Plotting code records
▬▬▬▬▬▬▬▬▬▬

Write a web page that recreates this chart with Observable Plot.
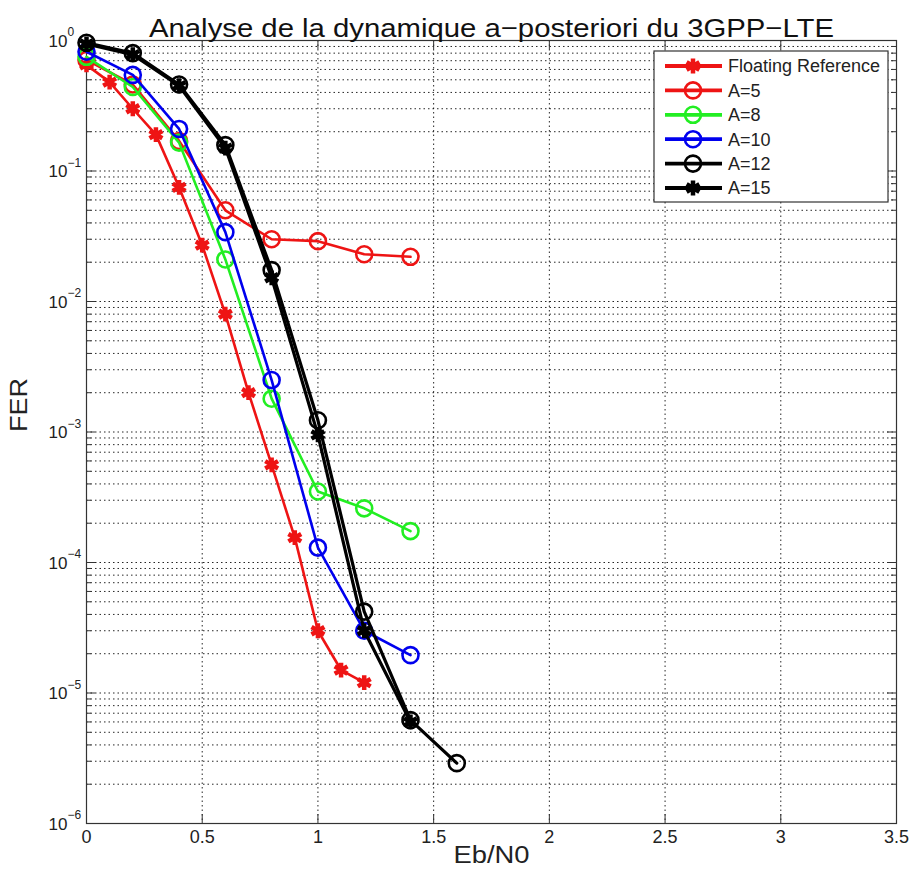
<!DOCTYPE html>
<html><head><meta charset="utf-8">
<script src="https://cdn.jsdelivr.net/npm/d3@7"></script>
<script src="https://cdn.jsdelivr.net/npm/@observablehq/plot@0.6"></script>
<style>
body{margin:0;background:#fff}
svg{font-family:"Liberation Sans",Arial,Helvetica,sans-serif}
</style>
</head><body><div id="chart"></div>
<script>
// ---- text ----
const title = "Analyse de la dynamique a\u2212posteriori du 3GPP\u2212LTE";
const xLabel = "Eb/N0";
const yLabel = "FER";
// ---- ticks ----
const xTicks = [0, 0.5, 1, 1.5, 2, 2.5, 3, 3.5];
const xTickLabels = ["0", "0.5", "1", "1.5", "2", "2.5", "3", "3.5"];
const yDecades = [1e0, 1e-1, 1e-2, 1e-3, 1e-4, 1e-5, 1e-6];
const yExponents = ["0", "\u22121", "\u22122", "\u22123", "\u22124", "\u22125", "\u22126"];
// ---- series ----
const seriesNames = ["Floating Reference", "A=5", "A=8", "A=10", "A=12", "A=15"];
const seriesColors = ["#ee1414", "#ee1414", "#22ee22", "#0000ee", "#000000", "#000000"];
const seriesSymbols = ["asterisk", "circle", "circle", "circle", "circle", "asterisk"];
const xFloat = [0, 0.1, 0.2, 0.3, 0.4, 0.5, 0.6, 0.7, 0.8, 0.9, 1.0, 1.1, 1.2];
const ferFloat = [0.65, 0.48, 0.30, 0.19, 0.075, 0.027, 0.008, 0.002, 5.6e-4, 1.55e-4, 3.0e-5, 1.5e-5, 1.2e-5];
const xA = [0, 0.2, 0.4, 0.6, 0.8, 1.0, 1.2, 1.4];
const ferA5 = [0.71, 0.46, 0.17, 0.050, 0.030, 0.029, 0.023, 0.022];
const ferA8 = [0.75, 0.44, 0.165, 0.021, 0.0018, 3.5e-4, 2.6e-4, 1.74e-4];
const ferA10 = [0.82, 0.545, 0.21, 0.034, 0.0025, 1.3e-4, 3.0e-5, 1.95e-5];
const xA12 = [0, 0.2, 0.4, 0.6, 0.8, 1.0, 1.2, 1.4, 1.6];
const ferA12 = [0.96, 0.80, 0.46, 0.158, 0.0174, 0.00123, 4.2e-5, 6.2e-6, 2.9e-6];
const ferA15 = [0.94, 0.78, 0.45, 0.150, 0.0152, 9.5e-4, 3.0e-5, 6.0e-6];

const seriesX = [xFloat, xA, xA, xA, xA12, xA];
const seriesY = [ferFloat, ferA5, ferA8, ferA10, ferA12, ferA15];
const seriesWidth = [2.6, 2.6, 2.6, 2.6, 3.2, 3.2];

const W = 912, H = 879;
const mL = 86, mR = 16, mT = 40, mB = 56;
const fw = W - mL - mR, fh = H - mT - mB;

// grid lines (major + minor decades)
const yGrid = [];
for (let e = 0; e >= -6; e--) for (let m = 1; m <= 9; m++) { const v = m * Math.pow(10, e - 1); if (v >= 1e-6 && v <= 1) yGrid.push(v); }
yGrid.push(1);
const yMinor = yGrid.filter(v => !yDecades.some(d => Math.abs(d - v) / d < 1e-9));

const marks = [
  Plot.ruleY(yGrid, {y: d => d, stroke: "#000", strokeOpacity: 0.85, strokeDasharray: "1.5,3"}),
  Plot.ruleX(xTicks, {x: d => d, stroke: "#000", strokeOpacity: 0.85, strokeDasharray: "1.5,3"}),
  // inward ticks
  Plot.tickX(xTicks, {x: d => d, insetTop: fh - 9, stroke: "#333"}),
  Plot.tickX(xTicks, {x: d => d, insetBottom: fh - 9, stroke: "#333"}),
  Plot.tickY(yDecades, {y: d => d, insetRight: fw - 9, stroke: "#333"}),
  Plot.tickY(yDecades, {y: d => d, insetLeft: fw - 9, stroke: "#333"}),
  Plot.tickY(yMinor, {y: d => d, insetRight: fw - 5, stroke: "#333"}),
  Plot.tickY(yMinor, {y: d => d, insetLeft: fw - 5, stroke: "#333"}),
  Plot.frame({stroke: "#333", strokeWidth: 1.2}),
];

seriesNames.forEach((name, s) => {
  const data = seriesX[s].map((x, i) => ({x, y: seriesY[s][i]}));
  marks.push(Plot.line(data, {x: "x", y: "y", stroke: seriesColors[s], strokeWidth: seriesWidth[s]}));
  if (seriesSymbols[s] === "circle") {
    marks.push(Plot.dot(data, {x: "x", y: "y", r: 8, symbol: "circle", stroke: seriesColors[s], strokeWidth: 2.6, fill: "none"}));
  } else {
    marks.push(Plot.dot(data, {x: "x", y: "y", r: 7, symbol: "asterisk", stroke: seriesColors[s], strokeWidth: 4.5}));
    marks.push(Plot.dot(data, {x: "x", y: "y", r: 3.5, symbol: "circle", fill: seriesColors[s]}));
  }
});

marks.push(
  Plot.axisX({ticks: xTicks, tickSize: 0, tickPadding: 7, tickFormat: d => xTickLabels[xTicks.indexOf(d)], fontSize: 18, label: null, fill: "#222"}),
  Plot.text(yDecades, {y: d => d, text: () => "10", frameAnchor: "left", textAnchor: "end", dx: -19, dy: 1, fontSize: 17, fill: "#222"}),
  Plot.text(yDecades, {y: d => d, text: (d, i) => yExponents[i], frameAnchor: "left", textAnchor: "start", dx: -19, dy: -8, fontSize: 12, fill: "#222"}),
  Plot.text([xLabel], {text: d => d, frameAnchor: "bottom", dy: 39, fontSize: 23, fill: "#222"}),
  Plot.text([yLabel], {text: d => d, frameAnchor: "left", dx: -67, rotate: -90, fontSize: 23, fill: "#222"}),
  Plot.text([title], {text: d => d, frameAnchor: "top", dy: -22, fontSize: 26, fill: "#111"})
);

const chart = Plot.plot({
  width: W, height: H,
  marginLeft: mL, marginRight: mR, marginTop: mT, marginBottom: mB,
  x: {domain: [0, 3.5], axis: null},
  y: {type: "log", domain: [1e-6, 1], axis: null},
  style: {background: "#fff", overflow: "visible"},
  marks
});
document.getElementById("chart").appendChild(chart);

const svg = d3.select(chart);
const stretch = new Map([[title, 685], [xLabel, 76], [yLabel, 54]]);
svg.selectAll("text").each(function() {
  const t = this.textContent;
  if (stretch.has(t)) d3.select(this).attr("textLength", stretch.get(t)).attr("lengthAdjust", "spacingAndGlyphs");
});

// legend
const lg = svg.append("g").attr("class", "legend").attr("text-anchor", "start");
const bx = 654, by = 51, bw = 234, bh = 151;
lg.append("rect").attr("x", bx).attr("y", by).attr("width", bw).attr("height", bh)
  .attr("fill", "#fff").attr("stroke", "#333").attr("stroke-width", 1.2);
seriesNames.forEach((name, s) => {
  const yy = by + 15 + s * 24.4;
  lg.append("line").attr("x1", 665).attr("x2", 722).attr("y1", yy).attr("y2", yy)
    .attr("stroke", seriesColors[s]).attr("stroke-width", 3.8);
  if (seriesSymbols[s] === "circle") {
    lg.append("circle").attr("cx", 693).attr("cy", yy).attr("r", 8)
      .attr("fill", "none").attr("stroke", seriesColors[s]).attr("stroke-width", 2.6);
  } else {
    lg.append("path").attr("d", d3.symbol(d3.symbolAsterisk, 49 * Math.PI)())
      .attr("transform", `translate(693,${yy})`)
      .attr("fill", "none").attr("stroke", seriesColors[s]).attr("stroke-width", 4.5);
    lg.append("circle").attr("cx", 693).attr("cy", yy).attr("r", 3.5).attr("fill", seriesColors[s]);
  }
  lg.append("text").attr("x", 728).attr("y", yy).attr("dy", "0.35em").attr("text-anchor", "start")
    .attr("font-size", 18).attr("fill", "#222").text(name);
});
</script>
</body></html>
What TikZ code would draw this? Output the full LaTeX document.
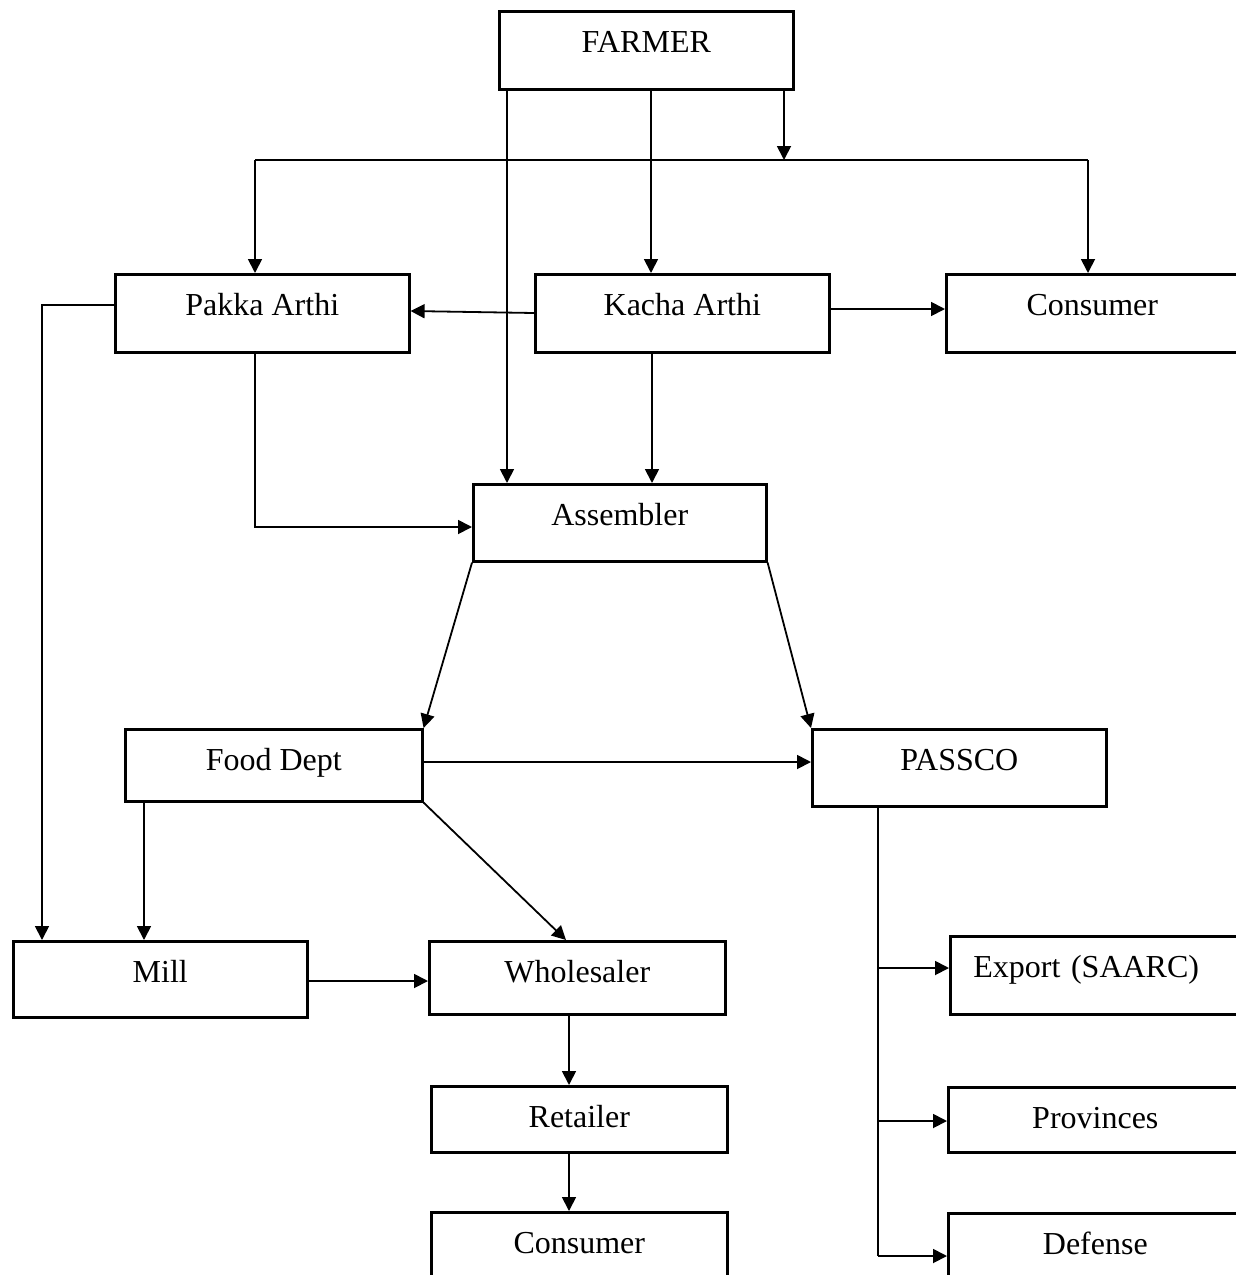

▬▬▬▬▬▬▬▬▬▬

- **Requirement**
Pick out and copy the lines of the entries that hold the string "this".

- **Full output**
Write a web page that recreates this chart with Observable Plot.
  const t = this.textContent;
  if (stretch.has(t)) d3.select(this).attr("textLength", stretch.get(t)).attr("lengthAdjust", "spacingAndGlyphs");
What TikZ code would draw this? Output the full LaTeX document.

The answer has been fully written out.